Source material:
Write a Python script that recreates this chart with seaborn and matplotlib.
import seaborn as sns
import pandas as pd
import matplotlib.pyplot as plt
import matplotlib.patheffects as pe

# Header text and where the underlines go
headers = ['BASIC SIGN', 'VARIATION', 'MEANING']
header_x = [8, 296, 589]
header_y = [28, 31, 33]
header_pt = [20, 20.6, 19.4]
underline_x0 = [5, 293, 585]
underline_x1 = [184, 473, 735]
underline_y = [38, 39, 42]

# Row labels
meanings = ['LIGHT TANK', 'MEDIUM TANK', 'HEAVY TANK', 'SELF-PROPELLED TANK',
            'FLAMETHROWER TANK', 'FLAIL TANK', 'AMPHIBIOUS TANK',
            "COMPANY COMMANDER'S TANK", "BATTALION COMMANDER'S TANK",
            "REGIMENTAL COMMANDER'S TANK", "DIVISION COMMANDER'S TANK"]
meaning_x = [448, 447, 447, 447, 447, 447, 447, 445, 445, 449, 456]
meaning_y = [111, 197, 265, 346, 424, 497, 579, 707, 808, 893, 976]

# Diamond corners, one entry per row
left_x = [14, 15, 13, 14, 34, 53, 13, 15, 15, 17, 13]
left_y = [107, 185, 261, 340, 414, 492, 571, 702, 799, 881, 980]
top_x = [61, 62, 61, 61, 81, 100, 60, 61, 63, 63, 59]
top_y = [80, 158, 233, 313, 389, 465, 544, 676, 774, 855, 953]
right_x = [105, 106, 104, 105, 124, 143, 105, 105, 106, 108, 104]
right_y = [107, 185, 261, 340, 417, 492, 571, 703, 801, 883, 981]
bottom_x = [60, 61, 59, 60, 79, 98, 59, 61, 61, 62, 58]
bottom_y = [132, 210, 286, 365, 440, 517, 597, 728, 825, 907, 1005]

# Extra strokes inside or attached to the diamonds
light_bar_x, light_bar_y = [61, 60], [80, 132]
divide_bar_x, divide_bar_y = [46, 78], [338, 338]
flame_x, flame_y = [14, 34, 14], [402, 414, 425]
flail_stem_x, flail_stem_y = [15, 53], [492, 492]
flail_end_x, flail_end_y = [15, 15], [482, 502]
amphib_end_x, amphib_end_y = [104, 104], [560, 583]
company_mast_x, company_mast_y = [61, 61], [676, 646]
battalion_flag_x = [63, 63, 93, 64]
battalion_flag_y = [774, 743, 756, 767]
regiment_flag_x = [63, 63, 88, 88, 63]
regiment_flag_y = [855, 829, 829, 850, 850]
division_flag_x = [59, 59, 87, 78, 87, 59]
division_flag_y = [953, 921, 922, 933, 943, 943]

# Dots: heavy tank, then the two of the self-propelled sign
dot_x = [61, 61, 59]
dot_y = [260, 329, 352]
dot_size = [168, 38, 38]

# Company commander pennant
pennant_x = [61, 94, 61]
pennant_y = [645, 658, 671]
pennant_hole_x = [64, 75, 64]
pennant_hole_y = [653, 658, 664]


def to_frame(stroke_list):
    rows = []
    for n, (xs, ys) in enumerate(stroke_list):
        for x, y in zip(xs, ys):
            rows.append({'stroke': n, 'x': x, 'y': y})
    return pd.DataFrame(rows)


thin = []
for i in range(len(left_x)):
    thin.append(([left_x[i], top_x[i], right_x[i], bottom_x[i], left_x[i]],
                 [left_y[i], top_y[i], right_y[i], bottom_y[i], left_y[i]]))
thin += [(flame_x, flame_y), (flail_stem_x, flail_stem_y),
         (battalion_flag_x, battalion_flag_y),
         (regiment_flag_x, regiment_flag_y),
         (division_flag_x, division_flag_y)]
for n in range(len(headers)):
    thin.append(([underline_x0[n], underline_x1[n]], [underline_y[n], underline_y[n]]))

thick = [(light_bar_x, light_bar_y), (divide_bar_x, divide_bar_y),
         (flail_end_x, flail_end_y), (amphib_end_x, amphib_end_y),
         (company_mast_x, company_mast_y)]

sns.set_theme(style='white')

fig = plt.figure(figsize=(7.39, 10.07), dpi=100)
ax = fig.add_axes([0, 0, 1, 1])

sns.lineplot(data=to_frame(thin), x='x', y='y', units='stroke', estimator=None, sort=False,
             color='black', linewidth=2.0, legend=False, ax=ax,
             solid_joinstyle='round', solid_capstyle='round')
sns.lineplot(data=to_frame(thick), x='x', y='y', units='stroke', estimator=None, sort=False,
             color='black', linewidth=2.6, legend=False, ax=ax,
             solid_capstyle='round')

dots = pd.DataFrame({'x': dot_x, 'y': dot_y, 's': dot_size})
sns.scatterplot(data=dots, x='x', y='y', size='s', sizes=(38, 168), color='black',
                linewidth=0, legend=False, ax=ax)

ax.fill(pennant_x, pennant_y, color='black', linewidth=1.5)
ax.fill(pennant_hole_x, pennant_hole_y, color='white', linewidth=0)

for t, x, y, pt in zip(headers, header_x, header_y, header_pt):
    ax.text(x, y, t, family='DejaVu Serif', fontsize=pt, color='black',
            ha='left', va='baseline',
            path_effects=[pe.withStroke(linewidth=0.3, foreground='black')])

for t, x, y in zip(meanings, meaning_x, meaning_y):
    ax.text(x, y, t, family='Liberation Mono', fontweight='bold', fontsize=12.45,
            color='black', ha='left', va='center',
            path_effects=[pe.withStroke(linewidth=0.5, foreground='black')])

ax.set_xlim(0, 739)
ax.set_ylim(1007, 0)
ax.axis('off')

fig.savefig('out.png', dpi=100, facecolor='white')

What you are asked to do:
Copy out only the lines running from the beginning of the data to the line with "underline_y = [38, 39, 42]", both ends included.

Right answer:
Write a Python script that recreates this chart with seaborn and matplotlib.
import seaborn as sns
import pandas as pd
import matplotlib.pyplot as plt
import matplotlib.patheffects as pe

# Header text and where the underlines go
headers = ['BASIC SIGN', 'VARIATION', 'MEANING']
header_x = [8, 296, 589]
header_y = [28, 31, 33]
header_pt = [20, 20.6, 19.4]
underline_x0 = [5, 293, 585]
underline_x1 = [184, 473, 735]
underline_y = [38, 39, 42]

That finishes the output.